▸ AIM OF THE EXERCISE: Pictures stay out of the copy; restate everything else in the material exactly.

▸ INFORMATION PROVIDED:
+++

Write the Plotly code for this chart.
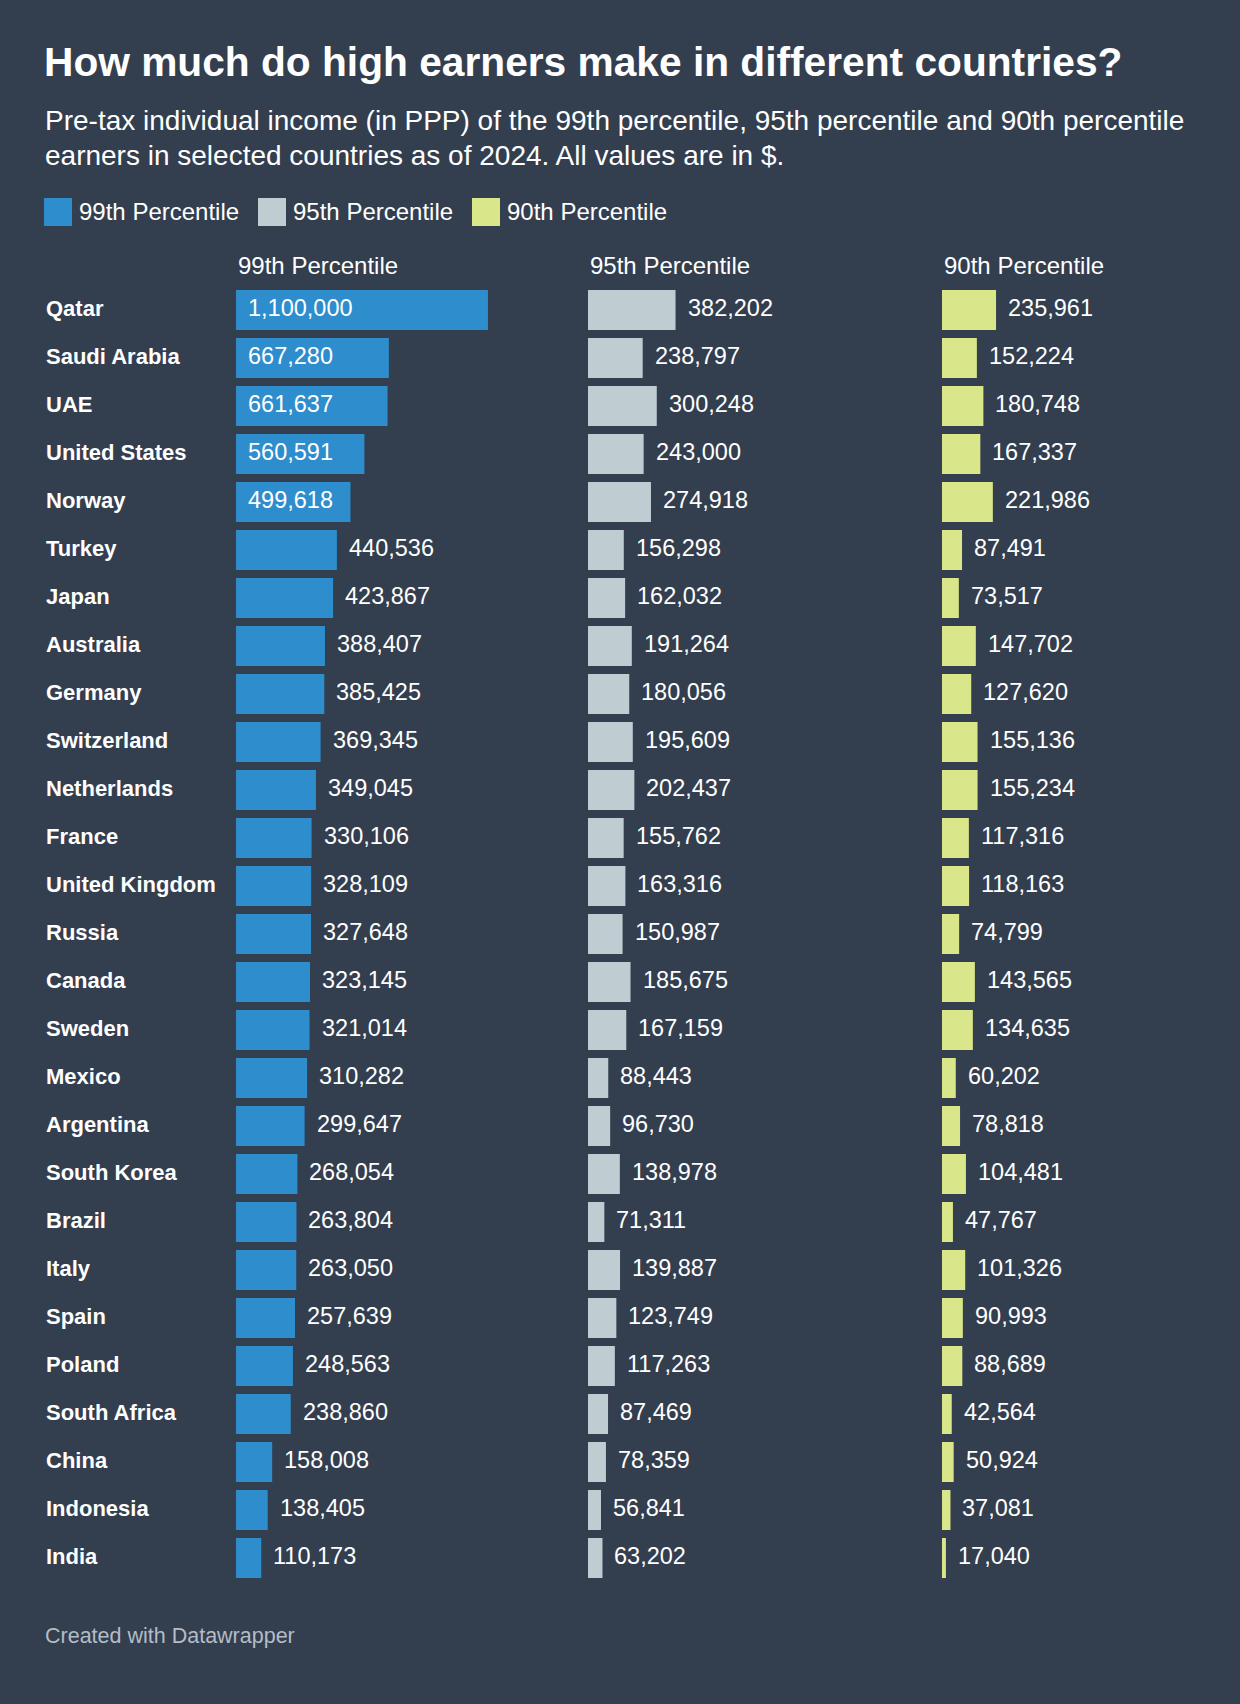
import plotly.graph_objects as go

#############################################################################################

countries = ["Qatar", "Saudi Arabia", "UAE", "United States", "Norway", "Turkey", "Japan",
             "Australia", "Germany", "Switzerland", "Netherlands", "France", "United Kingdom",
             "Russia", "Canada", "Sweden", "Mexico", "Argentina", "South Korea", "Brazil",
             "Italy", "Spain", "Poland", "South Africa", "China", "Indonesia", "India"]

p99 = [1100000, 667280, 661637, 560591, 499618, 440536, 423867, 388407, 385425, 369345,
       349045, 330106, 328109, 327648, 323145, 321014, 310282, 299647, 268054, 263804,
       263050, 257639, 248563, 238860, 158008, 138405, 110173]
p95 = [382202, 238797, 300248, 243000, 274918, 156298, 162032, 191264, 180056, 195609,
       202437, 155762, 163316, 150987, 185675, 167159, 88443, 96730, 138978, 71311,
       139887, 123749, 117263, 87469, 78359, 56841, 63202]
p90 = [235961, 152224, 180748, 167337, 221986, 87491, 73517, 147702, 127620, 155136,
       155234, 117316, 118163, 74799, 143565, 134635, 60202, 78818, 104481, 47767,
       101326, 90993, 88689, 42564, 50924, 37081, 17040]

series_names = ["99th Percentile", "95th Percentile", "90th Percentile"]
series_colors = ["#2e8dcd", "#bfccd1", "#d9e68a"]

title = "How much do high earners make in different countries?"
subtitle = ["Pre-tax individual income (in PPP) of the 99th percentile, 95th percentile and 90th percentile",
            "earners in selected countries as of 2024. All values are in $."]
footer = "Created with Datawrapper"

#############################################################################################

W, H = 1240, 1704
BG = "#333e4f"
FONT = "Liberation Sans, Arial, sans-serif"
X_MAX = 1266000
COL_W = 290
col_left = [236, 588, 942]


def px(x):
  return x / W


def py(y):
  return 1 - y / H


fig = go.Figure()
annotations = []
shapes = []

for i, (name, color, vals) in enumerate(zip(series_names, series_colors, [p99, p95, p90])):
  ax = "x" if i == 0 else "x%d" % (i + 1)
  fig.add_trace(go.Bar(x=vals, y=countries, orientation="h", name=name,
                       marker=dict(color=color, line=dict(width=0)),
                       xaxis=ax, yaxis="y", showlegend=False, hoverinfo="x+y"))
  fig.update_layout(**{("xaxis" if i == 0 else "xaxis%d" % (i + 1)): dict(
    domain=[px(col_left[i]), px(col_left[i] + COL_W)], range=[0, X_MAX],
    visible=False, fixedrange=True, anchor="y")})

  # column header
  annotations.append(dict(text=name, xref=ax + " domain", x=0, yref="paper", y=py(265),
                          xanchor="left", yanchor="middle", showarrow=False,
                          font=dict(size=24, color="white")))

  # value labels: inside the bar when it fits, else right after it
  for c, v in zip(countries, vals):
    label = f"{v:,}"
    bar_px = v / X_MAX * COL_W
    text_px = len(label) * 12.3
    inside = bar_px > text_px + 22
    annotations.append(dict(text=label, xref=ax, x=0 if inside else v, yref="y", y=c,
                            xanchor="left", yanchor="middle", xshift=10, yshift=2,
                            showarrow=False, font=dict(size=23.5, color="white")))

  # legend
  lx = [44, 258, 472][i]
  shapes.append(dict(type="rect", xref="paper", yref="paper", x0=px(lx), x1=px(lx + 28),
                     y0=py(226), y1=py(198), fillcolor=color, line=dict(width=0)))
  annotations.append(dict(text=name, xref="paper", x=px(lx + 33), yref="paper", y=py(211),
                          xanchor="left", yanchor="middle", showarrow=False,
                          font=dict(size=24, color="white")))

for c in countries:
  annotations.append(dict(text="<b>%s</b>" % c, xref="paper", x=px(44), yref="y", y=c,
                          xanchor="left", yanchor="middle", yshift=2, showarrow=False,
                          font=dict(size=22, color="white")))

annotations.append(dict(text="<b>%s</b>" % title, xref="paper", x=px(42), yref="paper", y=py(62),
                        xanchor="left", yanchor="middle", showarrow=False,
                        font=dict(size=40.7, color="white")))
for j, line in enumerate(subtitle):
  annotations.append(dict(text=line, xref="paper", x=px(43), yref="paper", y=py(120 + 35 * j),
                          xanchor="left", yanchor="middle", showarrow=False,
                          font=dict(size=28, color="white")))
annotations.append(dict(text=footer, xref="paper", x=px(43), yref="paper", y=py(1636),
                        xanchor="left", yanchor="middle", showarrow=False,
                        font=dict(size=21.5, color="#b4bcc6")))

fig.update_layout(
  width=W, height=H,
  margin=dict(l=0, r=0, t=0, b=0),
  paper_bgcolor=BG, plot_bgcolor=BG,
  font=dict(family=FONT, color="white"),
  bargap=8 / 48,
  yaxis=dict(domain=[py(1582), py(286)], categoryorder="array", categoryarray=countries,
             autorange="reversed", visible=False, fixedrange=True),
  annotations=annotations, shapes=shapes,
)

# drop the default 8px page margin so the chart fills the window
fig.write_html("out.html", config={"displayModeBar": False},
               post_script="document.body.style.margin='0';")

+++

▸ EXERCISE RESULT:
Write the Plotly code for this chart.
import plotly.graph_objects as go

#############################################################################################

countries = ["Qatar", "Saudi Arabia", "UAE", "United States", "Norway", "Turkey", "Japan",
             "Australia", "Germany", "Switzerland", "Netherlands", "France", "United Kingdom",
             "Russia", "Canada", "Sweden", "Mexico", "Argentina", "South Korea", "Brazil",
             "Italy", "Spain", "Poland", "South Africa", "China", "Indonesia", "India"]

p99 = [1100000, 667280, 661637, 560591, 499618, 440536, 423867, 388407, 385425, 369345,
       349045, 330106, 328109, 327648, 323145, 321014, 310282, 299647, 268054, 263804,
       263050, 257639, 248563, 238860, 158008, 138405, 110173]
p95 = [382202, 238797, 300248, 243000, 274918, 156298, 162032, 191264, 180056, 195609,
       202437, 155762, 163316, 150987, 185675, 167159, 88443, 96730, 138978, 71311,
       139887, 123749, 117263, 87469, 78359, 56841, 63202]
p90 = [235961, 152224, 180748, 167337, 221986, 87491, 73517, 147702, 127620, 155136,
       155234, 117316, 118163, 74799, 143565, 134635, 60202, 78818, 104481, 47767,
       101326, 90993, 88689, 42564, 50924, 37081, 17040]

series_names = ["99th Percentile", "95th Percentile", "90th Percentile"]
series_colors = ["#2e8dcd", "#bfccd1", "#d9e68a"]

title = "How much do high earners make in different countries?"
subtitle = ["Pre-tax individual income (in PPP) of the 99th percentile, 95th percentile and 90th percentile",
            "earners in selected countries as of 2024. All values are in $."]
footer = "Created with Datawrapper"

#############################################################################################

W, H = 1240, 1704
BG = "#333e4f"
FONT = "Liberation Sans, Arial, sans-serif"
X_MAX = 1266000
COL_W = 290
col_left = [236, 588, 942]


def px(x):
  return x / W


def py(y):
  return 1 - y / H


fig = go.Figure()
annotations = []
shapes = []

for i, (name, color, vals) in enumerate(zip(series_names, series_colors, [p99, p95, p90])):
  ax = "x" if i == 0 else "x%d" % (i + 1)
  fig.add_trace(go.Bar(x=vals, y=countries, orientation="h", name=name,
                       marker=dict(color=color, line=dict(width=0)),
                       xaxis=ax, yaxis="y", showlegend=False, hoverinfo="x+y"))
  fig.update_layout(**{("xaxis" if i == 0 else "xaxis%d" % (i + 1)): dict(
    domain=[px(col_left[i]), px(col_left[i] + COL_W)], range=[0, X_MAX],
    visible=False, fixedrange=True, anchor="y")})

  # column header
  annotations.append(dict(text=name, xref=ax + " domain", x=0, yref="paper", y=py(265),
                          xanchor="left", yanchor="middle", showarrow=False,
                          font=dict(size=24, color="white")))

  # value labels: inside the bar when it fits, else right after it
  for c, v in zip(countries, vals):
    label = f"{v:,}"
    bar_px = v / X_MAX * COL_W
    text_px = len(label) * 12.3
    inside = bar_px > text_px + 22
    annotations.append(dict(text=label, xref=ax, x=0 if inside else v, yref="y", y=c,
                            xanchor="left", yanchor="middle", xshift=10, yshift=2,
                            showarrow=False, font=dict(size=23.5, color="white")))

  # legend
  lx = [44, 258, 472][i]
  shapes.append(dict(type="rect", xref="paper", yref="paper", x0=px(lx), x1=px(lx + 28),
                     y0=py(226), y1=py(198), fillcolor=color, line=dict(width=0)))
  annotations.append(dict(text=name, xref="paper", x=px(lx + 33), yref="paper", y=py(211),
                          xanchor="left", yanchor="middle", showarrow=False,
                          font=dict(size=24, color="white")))

for c in countries:
  annotations.append(dict(text="<b>%s</b>" % c, xref="paper", x=px(44), yref="y", y=c,
                          xanchor="left", yanchor="middle", yshift=2, showarrow=False,
                          font=dict(size=22, color="white")))

annotations.append(dict(text="<b>%s</b>" % title, xref="paper", x=px(42), yref="paper", y=py(62),
                        xanchor="left", yanchor="middle", showarrow=False,
                        font=dict(size=40.7, color="white")))
for j, line in enumerate(subtitle):
  annotations.append(dict(text=line, xref="paper", x=px(43), yref="paper", y=py(120 + 35 * j),
                          xanchor="left", yanchor="middle", showarrow=False,
                          font=dict(size=28, color="white")))
annotations.append(dict(text=footer, xref="paper", x=px(43), yref="paper", y=py(1636),
                        xanchor="left", yanchor="middle", showarrow=False,
                        font=dict(size=21.5, color="#b4bcc6")))

fig.update_layout(
  width=W, height=H,
  margin=dict(l=0, r=0, t=0, b=0),
  paper_bgcolor=BG, plot_bgcolor=BG,
  font=dict(family=FONT, color="white"),
  bargap=8 / 48,
  yaxis=dict(domain=[py(1582), py(286)], categoryorder="array", categoryarray=countries,
             autorange="reversed", visible=False, fixedrange=True),
  annotations=annotations, shapes=shapes,
)

# drop the default 8px page margin so the chart fills the window
fig.write_html("out.html", config={"displayModeBar": False},
               post_script="document.body.style.margin='0';")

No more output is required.